Le Supplice de Sainte Jeanne d’Arc

Image Pieuse Martyre de Sainte Jeanne d'Arc sur le bûcher à Rouen
Sainte Jeanne d’Arc Le Martyre, Rouen 30 Mai 1431.
Image Pieuse de la Maison Bouasse-Lebel d’Après le Tableau de Lenepveu. Années 1920.

« A l’annonce de l’horrible mort qu’on lui prépare, elle se trouble ; au milieu de larmes et de sanglots elle proclame son innocence. Messieurs, que cette douleur de Jeanne nous touche. Serait-elle aussi belle si elle marchait au bûcher les yeux secs et le front impassible ? Oui, tout indomptable qu’elle est, la femme en  cet instant doit attendrir l’héroïne ; elle a fait de sa courte vie un trop noble usage pour ne pas la pleurer. Mais si le corps faiblit, l’âme est toujours forte. Ses gémissements ne sont-ils pas encore une protestation vengeresse ? « Évêque, dit – elle à Cauchon, je meurs par vous, mais de vous j’en appelle à Dieu. » Et déjà, dans le cœur de ce Dieu qu’on lui a si longtemps disputé, elle a versé le sien ; elle l’a reçu dans sa prison, comme les martyrs ; comme eux aussi, elle a puisé dans cet embrassement divin la force de mourir, et elle s’avance, sereine et vaillante comme eux, à son dernier combat : elle a prédit sa victoire , aujourd’hui même elle sera au paradis !

Une troupe nombreuse escorte la condamnée, mais deux prêtres sont assis auprès d’elle ; elle parcourra sa voie douloureuse soutenue par leur charité.
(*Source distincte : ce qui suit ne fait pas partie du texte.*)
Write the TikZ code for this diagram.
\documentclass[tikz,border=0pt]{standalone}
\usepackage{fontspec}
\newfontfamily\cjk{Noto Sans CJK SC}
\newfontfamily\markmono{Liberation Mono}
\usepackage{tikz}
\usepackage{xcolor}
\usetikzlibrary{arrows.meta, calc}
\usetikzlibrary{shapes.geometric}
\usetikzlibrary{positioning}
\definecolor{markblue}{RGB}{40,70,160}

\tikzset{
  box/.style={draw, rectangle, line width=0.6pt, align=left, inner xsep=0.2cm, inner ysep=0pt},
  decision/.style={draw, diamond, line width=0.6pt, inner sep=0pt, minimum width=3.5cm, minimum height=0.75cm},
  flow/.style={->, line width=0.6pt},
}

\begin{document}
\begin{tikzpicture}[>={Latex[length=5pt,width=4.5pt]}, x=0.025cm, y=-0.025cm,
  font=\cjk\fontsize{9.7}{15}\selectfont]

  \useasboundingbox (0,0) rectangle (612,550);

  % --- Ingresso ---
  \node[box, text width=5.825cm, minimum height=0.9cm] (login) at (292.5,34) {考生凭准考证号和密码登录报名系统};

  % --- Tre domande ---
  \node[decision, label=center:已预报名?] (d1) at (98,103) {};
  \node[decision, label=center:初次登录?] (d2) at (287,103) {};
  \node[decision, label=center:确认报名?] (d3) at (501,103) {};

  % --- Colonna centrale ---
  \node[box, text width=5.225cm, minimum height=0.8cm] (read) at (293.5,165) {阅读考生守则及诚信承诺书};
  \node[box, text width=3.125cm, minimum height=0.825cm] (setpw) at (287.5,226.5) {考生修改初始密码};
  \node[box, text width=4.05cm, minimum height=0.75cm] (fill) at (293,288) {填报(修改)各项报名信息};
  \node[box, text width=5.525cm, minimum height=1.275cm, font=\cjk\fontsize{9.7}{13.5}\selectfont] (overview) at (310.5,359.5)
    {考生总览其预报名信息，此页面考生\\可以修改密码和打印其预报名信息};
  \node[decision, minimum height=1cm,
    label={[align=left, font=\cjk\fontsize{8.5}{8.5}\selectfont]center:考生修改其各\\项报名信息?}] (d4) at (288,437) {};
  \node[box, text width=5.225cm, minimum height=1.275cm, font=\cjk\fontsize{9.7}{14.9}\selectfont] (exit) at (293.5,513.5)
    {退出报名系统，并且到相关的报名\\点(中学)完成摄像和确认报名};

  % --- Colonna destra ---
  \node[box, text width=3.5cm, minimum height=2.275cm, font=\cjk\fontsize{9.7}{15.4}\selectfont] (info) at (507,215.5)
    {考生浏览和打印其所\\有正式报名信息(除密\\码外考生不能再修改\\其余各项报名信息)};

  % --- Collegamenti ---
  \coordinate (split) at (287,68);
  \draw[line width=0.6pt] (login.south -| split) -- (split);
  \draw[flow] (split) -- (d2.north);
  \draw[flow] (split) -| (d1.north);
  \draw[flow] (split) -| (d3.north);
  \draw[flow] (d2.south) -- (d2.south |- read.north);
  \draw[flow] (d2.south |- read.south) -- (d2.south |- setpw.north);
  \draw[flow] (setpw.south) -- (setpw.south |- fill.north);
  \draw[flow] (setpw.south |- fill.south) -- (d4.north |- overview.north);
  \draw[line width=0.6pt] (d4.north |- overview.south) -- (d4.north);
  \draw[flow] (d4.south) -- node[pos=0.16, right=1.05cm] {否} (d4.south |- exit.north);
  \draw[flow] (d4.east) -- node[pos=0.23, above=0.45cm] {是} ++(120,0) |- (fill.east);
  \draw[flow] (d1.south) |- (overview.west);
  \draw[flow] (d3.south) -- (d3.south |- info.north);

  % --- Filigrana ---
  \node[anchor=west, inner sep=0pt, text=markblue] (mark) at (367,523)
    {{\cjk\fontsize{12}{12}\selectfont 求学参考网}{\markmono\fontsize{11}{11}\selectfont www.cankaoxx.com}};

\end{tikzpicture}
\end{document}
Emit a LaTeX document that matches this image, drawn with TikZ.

Tout à coup le trajet funèbre est interrompu par un grand tumulte ; les Anglais poussent des cris et tirent leurs épées. Est-ce le peuple qui se lève pour empêcher leur crime ? La Hire serait-il encore aux portes de Rouen ? Non, c’est Loyseleur qui n’a pas voulu s’enfuir sans demander pardon à celle qu’il a trahie.

On arrive à la place du Vieux-Marché ; une foule inquiète la couvre ; les juges attendent ; le bourreau, la torche à la main, se tient au pied du bûcher, dont la masse énorme se dresse vers le ciel, et le drame commence.

Il faut que Jeanne subisse une prédication injurieuse, des exhortations hypocrites et la lecture de la sentence ; il faut qu’elle contemple, tracée en gros caractères devant elle, la liste des forfaits qu’on lui impute ; il faut qu’elle en porte l’insolente inscription jusque sur sa tête. Mais rien ne la trouble plus. Elle écoute tranquillement le prédicateur ; elle proteste une dernière fois pour venger l’honneur de son roi, et elle épanche son âme dans une longue prière. La cruelle impatience des Anglais l’interrompt; elle se relève, leur pardonne, se recommande aux prêtres qui l’entourent, invoque saint Michel, sainte Catherine et sainte Marguerite, et elle marche au supplice.

Le feu s’allume ; bientôt il a enveloppé sa proie et lentement il la dévore. Au-dessus des flammes se dresse l’image de Jésus-Christ. La martyre y attache ses regards, et c’est dans cette contemplation ineffable qu’elle achève de souffrir pour la France.

Extrait de : Jeanne d’Arc, Panégyrique Prononcé dans la Cathédrale d’Orléans, le Jeudi 8 Mai 1890, par l’Abbé A. Mouchard.